The stones symbolize tears, Pat explained.
Plants in the rock garden have come from a variety of sources, but Dick said many come from Green's Feed and Seed, where he's found the best selection. A beautiful shrub sits at the top of the hill, from the garden of Dick's daughter, Sandy, who teaches chemistry at Furman University in Greenville, S.C.
"I'm not sure what it is, and we didn't think it would make it with the different climates, but it's beautiful and thriving," Dick said.
There are sedums, woolly thyme, candytuft and creeping jenny and many other low-growing, sun-loving species.
The Meyerses love water features, and they have a trick to make the fountains look cool and inviting.
"Add this to the water," Pat said, holding a container of copper sulfate. "It turns the water a pretty shade of blue." She cautioned that the additive stains concrete, pointing to one of the fountains in the Meyerses' garden that's a beautiful shade of bluish-green.
Jeff Cox, in Horticulture Magazine, gives the following advice for creating a rock garden:
"You can haul rocks from the wild, so to speak, if you have the property owner's permission. Or you can buy interesting rocks at a landscape supply yard. [Protect] your back. Make sure you wear a tight-fitting brace that supports the lower back and abdominal muscles. Many landscape equipment rental places will have them."
Cox emphasizes a natural look for adding rocks to the garden, insisting that rocks be of the same kind and color, like they are found in nature.

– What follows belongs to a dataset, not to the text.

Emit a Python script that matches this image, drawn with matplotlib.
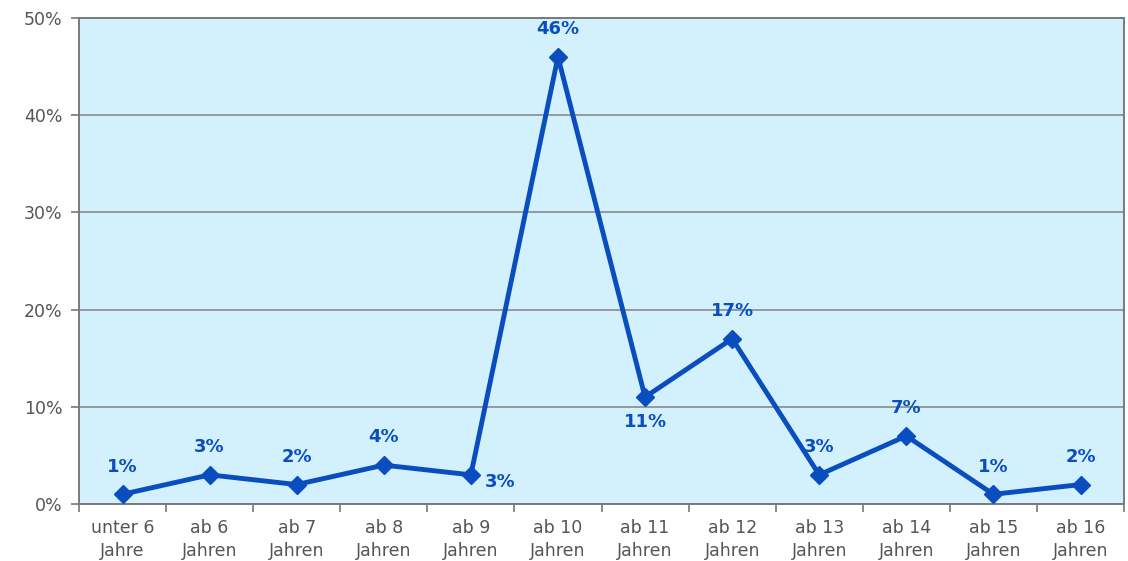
import matplotlib
matplotlib.use("Agg")
import matplotlib.pyplot as plt
from matplotlib.ticker import FixedLocator

categories = ["unter 6\nJahre", "ab 6\nJahren", "ab 7\nJahren", "ab 8\nJahren", "ab 9\nJahren",
              "ab 10\nJahren", "ab 11\nJahren", "ab 12\nJahren", "ab 13\nJahren", "ab 14\nJahren",
              "ab 15\nJahren", "ab 16\nJahren"]
values = [1, 3, 2, 4, 3, 46, 11, 17, 3, 7, 1, 2]
label_pos = ["above", "above", "above", "above", "right", "above", "below", "above", "above", "above", "above", "above"]
yticks = [0, 10, 20, 30, 40, 50]

plt.rcParams['font.family'] = ['DejaVu Sans']
fig = plt.figure(figsize=(11.28, 5.61), dpi=100)
ax = fig.add_axes([0.070, 0.1016, 0.9265, 0.8664])
ax.set_facecolor("#D2F1FD")
line_c = "#0A4DBE"
x = list(range(len(values)))
ax.plot(x, values, color=line_c, lw=3.5, marker="D", ms=9, zorder=3)
ax.set_xlim(-0.5, len(values) - 0.5)
ax.set_ylim(0, 50)
ax.set_yticks(yticks)
ax.set_yticklabels([f"{v}%" for v in yticks])
ax.yaxis.grid(True, color="#8A8A8A", lw=1.2)
ax.set_axisbelow(True)
ax.set_xticks(x)
ax.set_xticklabels(categories, linespacing=1.35)
ax.xaxis.set_minor_locator(FixedLocator([i + 0.5 for i in range(-1, len(values))]))
ax.tick_params(axis="x", which="major", length=0, pad=11, labelsize=12.5, labelcolor="#555555")
ax.tick_params(axis="x", which="minor", length=6, color="#777777", width=1.2)
ax.tick_params(axis="y", length=6, color="#777777", width=1.2, labelsize=12.5, labelcolor="#555555", pad=6)
for s in ax.spines.values():
    s.set_color("#7A7A7A")
    s.set_linewidth(1.4)

for xi, v, p in zip(x, values, label_pos):
    if p == "above":
        off = (0, 20)
    elif p == "below":
        off = (0, -18)
    else:
        off = (21, -5)
    ax.annotate(f"{v}%", (xi, v), xytext=off, textcoords="offset points", ha="center", va="center",
                fontsize=13, fontweight="bold", color=line_c)

fig.savefig("out.png", dpi=100)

He recommends using one large, dominant rock with several smaller ones, and partially burying the rocks, as they would appear in one of nature's outcroppings.
Suggested plants that show off rocks include: low-growing plants like alyssum, bleeding hearts (Dicentra), catmints (Nepeta), stonecrop (Sedum) and hens and chicks (Sempervivum), Corsican mint, lungworts (Pulmonaria).
If you plant shrubs behind the group of rocks, use dark green evergreens like false cypress (Chamaecyparis obtusa'Nana Gracilis') and interesting deciduous shrubs like Harry Lauder's walking stick (Corylus avellana'Contorta'), or the colorful redtwig dogwood (Cornus stolonifera).